**WHAT IS REQUIRED**
Below are the records; give again exactly the lines from the one containing "Write the D3.js code for this chart." through the one containing "const y = d3.scaleLinear().domain([0,25]).range([262,62]);", leaving out pictures.

**DATA SUPPLIED**
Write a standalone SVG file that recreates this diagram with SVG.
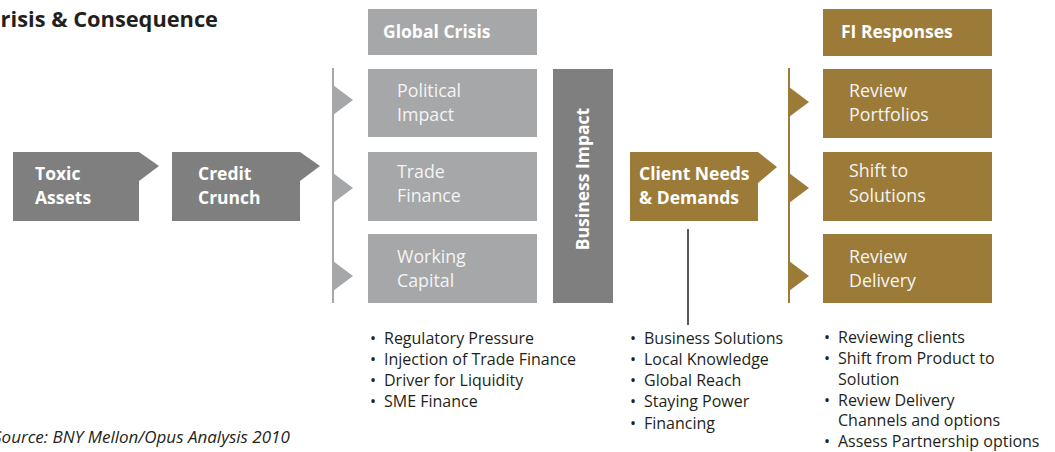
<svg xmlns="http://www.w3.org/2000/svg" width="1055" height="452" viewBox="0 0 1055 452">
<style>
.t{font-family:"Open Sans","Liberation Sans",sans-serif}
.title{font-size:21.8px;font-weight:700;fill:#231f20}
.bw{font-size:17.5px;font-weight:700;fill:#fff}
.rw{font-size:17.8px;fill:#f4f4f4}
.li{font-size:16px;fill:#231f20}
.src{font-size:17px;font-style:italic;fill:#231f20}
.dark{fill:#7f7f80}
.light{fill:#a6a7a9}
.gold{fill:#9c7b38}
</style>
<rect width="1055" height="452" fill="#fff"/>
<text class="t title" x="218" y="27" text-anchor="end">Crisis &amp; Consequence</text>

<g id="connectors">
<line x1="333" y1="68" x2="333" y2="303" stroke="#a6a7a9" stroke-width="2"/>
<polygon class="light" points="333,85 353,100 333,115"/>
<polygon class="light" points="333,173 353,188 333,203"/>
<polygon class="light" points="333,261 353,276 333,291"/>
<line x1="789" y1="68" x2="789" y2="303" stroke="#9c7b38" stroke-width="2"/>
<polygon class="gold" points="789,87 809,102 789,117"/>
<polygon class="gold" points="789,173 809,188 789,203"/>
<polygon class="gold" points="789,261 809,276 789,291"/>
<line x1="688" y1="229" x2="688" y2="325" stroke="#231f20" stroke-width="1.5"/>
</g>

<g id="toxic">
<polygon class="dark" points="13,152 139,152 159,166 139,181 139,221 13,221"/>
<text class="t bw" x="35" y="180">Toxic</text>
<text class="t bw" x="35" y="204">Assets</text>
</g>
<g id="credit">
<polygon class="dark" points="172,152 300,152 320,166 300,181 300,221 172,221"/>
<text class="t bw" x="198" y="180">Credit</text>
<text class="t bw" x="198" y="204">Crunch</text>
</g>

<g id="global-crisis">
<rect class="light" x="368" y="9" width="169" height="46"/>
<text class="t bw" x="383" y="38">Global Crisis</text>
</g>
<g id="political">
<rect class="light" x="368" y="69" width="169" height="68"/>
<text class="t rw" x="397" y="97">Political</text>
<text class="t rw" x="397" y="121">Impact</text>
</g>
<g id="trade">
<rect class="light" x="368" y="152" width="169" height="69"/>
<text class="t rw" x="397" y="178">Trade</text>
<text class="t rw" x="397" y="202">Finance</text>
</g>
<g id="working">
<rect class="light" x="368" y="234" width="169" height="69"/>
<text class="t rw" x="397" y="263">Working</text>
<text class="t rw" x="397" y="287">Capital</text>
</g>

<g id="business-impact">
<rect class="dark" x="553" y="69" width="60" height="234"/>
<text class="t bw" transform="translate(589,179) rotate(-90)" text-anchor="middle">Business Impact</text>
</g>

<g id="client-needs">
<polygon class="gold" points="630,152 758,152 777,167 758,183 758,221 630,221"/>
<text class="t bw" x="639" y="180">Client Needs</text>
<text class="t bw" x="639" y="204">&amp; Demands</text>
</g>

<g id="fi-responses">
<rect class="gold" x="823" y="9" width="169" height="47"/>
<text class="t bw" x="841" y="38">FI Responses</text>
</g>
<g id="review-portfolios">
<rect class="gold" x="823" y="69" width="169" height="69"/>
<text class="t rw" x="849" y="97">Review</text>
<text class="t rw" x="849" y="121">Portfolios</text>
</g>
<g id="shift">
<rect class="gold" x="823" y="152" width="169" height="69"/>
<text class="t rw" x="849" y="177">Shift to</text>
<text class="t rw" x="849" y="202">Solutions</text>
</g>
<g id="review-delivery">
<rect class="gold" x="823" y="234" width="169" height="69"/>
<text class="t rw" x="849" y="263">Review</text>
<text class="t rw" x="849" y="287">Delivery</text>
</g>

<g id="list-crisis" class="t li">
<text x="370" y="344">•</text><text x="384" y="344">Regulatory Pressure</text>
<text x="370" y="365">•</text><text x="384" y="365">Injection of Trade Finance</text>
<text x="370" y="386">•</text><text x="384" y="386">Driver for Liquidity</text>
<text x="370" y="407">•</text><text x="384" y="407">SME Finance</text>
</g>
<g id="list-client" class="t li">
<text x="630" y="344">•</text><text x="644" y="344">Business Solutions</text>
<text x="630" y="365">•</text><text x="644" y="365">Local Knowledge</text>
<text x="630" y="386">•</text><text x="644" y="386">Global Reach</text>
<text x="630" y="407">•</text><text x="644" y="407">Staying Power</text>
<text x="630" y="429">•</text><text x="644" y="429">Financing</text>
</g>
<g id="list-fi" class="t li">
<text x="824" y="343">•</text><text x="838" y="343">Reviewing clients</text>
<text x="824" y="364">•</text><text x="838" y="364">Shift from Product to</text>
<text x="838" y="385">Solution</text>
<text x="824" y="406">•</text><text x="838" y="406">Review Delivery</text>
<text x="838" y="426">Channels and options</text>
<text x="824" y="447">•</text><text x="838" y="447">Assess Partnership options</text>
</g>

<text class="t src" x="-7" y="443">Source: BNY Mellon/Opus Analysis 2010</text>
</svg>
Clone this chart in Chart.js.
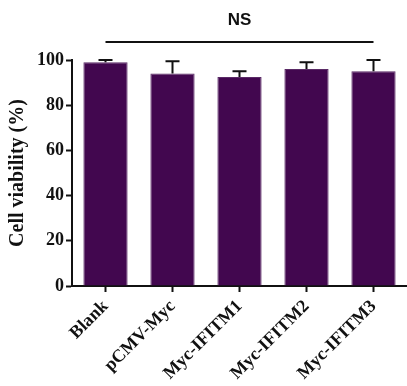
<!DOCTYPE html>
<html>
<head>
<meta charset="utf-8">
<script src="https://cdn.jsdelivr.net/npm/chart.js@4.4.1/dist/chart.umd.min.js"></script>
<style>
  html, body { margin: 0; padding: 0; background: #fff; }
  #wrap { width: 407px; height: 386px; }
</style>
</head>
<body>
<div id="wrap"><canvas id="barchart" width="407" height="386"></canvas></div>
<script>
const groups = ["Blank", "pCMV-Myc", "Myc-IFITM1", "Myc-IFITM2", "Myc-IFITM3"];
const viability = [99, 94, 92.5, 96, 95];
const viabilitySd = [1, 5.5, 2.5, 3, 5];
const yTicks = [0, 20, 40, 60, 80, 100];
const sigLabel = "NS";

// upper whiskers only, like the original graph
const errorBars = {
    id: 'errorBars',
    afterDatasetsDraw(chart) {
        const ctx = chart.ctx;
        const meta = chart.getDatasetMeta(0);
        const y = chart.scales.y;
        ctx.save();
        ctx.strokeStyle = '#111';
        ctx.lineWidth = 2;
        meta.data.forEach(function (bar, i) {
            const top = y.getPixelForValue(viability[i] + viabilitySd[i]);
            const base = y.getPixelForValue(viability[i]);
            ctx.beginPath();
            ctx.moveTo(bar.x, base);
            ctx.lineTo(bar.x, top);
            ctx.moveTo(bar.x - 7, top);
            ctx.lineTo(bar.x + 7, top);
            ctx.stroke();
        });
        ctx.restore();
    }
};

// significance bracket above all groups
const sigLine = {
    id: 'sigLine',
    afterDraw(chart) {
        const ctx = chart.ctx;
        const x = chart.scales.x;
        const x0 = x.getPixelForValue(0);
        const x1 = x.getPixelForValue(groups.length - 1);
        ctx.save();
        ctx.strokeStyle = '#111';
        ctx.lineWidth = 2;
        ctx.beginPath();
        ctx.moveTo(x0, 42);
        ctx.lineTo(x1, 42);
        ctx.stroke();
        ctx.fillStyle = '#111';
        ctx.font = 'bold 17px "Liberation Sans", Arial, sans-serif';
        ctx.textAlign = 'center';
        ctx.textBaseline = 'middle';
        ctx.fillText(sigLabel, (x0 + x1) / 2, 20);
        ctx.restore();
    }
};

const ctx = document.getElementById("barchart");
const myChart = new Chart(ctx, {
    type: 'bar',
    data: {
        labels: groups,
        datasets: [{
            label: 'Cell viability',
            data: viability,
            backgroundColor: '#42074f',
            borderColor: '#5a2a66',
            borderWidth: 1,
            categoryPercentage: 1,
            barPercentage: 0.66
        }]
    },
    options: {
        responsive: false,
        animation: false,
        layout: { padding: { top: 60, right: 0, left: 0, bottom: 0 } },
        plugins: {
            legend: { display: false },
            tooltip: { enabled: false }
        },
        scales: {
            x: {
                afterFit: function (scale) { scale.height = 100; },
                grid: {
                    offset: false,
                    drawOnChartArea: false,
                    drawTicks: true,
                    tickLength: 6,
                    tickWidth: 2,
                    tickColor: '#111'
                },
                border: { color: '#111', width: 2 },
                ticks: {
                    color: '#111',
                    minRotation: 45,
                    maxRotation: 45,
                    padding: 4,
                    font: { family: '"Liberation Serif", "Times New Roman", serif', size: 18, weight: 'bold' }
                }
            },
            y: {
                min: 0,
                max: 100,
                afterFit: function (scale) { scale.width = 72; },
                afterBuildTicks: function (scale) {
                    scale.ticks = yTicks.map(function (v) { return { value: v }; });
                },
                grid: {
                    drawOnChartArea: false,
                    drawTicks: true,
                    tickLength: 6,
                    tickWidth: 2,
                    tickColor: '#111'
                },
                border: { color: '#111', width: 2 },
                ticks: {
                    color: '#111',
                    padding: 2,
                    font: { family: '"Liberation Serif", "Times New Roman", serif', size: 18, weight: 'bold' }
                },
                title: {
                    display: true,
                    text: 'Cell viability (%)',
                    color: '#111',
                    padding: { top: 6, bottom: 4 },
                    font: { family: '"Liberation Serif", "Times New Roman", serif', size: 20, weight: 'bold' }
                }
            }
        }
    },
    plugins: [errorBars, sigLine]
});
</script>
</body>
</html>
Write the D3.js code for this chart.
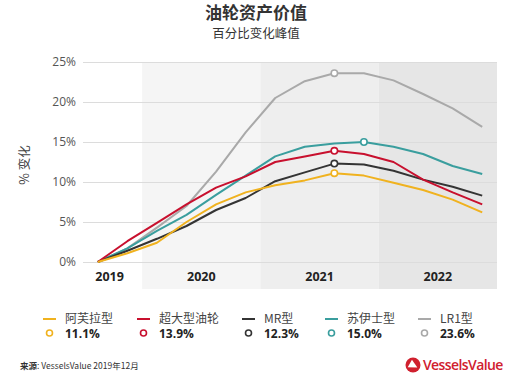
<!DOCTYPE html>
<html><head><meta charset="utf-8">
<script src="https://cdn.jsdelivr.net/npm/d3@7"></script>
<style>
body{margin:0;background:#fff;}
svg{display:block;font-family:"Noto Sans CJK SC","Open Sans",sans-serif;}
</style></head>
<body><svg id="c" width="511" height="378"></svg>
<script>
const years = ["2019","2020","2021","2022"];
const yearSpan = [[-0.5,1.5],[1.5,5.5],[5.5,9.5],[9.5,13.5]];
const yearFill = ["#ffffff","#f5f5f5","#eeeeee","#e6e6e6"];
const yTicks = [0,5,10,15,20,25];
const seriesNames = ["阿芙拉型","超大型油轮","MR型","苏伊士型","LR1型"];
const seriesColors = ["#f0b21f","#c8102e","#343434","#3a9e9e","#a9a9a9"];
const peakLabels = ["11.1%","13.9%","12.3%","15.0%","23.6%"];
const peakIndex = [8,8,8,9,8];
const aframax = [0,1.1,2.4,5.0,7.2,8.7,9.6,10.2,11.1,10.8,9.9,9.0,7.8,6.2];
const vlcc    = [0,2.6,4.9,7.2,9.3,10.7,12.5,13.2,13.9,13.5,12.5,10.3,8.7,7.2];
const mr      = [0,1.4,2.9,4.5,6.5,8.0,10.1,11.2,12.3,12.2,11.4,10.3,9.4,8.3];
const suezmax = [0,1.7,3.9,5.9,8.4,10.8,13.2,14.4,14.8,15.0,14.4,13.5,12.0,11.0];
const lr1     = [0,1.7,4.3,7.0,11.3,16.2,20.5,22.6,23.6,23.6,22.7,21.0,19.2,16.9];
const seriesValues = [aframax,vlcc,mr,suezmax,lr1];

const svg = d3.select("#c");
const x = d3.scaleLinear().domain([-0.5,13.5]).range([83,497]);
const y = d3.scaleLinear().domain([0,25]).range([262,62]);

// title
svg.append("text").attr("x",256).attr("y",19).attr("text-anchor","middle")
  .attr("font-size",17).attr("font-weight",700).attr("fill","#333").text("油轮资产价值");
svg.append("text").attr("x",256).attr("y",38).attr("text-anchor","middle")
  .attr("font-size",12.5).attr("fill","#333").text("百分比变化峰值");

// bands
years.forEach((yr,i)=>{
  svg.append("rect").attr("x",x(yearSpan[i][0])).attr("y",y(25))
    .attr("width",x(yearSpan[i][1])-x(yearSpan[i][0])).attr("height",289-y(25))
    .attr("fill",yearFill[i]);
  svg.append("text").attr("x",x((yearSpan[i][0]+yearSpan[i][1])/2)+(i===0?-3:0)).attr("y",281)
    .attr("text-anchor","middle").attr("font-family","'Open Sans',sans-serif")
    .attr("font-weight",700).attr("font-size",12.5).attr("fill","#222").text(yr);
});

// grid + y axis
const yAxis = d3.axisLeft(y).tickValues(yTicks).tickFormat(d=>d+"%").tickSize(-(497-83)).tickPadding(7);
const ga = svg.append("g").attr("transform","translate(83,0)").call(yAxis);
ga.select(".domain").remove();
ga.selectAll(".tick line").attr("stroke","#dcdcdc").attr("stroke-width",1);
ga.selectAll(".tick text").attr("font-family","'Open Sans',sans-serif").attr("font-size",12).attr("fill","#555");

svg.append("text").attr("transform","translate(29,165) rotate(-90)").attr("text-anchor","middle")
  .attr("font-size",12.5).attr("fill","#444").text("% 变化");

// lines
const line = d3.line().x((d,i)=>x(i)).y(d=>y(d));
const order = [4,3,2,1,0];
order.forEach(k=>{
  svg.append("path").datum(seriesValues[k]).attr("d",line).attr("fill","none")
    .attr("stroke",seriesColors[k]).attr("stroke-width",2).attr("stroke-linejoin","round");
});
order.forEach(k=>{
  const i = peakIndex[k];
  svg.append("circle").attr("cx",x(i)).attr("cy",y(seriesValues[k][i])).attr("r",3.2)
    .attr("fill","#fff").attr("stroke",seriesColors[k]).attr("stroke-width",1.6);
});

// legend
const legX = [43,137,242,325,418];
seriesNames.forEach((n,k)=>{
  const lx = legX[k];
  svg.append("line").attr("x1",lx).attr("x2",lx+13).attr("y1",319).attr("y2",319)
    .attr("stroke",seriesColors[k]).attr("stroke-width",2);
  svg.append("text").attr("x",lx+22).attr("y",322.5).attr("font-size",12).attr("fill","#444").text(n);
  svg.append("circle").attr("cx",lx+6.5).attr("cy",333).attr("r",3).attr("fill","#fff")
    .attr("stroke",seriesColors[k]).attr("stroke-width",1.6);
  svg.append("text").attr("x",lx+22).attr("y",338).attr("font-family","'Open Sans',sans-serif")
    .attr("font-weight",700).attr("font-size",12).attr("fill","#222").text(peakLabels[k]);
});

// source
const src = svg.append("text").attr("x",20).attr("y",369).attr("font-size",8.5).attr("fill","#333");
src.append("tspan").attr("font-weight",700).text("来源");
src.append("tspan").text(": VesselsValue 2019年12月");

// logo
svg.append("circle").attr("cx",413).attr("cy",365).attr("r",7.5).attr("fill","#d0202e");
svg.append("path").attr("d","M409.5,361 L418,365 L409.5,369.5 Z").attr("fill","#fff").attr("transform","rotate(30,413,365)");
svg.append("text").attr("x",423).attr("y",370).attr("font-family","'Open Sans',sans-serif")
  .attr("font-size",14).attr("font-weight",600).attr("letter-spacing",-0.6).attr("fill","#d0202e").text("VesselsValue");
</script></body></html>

**EXERCISE ANSWER**
Write the D3.js code for this chart.
<!DOCTYPE html>
<html><head><meta charset="utf-8">
<script src="https://cdn.jsdelivr.net/npm/d3@7"></script>
<style>
body{margin:0;background:#fff;}
svg{display:block;font-family:"Noto Sans CJK SC","Open Sans",sans-serif;}
</style></head>
<body><svg id="c" width="511" height="378"></svg>
<script>
const years = ["2019","2020","2021","2022"];
const yearSpan = [[-0.5,1.5],[1.5,5.5],[5.5,9.5],[9.5,13.5]];
const yearFill = ["#ffffff","#f5f5f5","#eeeeee","#e6e6e6"];
const yTicks = [0,5,10,15,20,25];
const seriesNames = ["阿芙拉型","超大型油轮","MR型","苏伊士型","LR1型"];
const seriesColors = ["#f0b21f","#c8102e","#343434","#3a9e9e","#a9a9a9"];
const peakLabels = ["11.1%","13.9%","12.3%","15.0%","23.6%"];
const peakIndex = [8,8,8,9,8];
const aframax = [0,1.1,2.4,5.0,7.2,8.7,9.6,10.2,11.1,10.8,9.9,9.0,7.8,6.2];
const vlcc    = [0,2.6,4.9,7.2,9.3,10.7,12.5,13.2,13.9,13.5,12.5,10.3,8.7,7.2];
const mr      = [0,1.4,2.9,4.5,6.5,8.0,10.1,11.2,12.3,12.2,11.4,10.3,9.4,8.3];
const suezmax = [0,1.7,3.9,5.9,8.4,10.8,13.2,14.4,14.8,15.0,14.4,13.5,12.0,11.0];
const lr1     = [0,1.7,4.3,7.0,11.3,16.2,20.5,22.6,23.6,23.6,22.7,21.0,19.2,16.9];
const seriesValues = [aframax,vlcc,mr,suezmax,lr1];

const svg = d3.select("#c");
const x = d3.scaleLinear().domain([-0.5,13.5]).range([83,497]);
const y = d3.scaleLinear().domain([0,25]).range([262,62]);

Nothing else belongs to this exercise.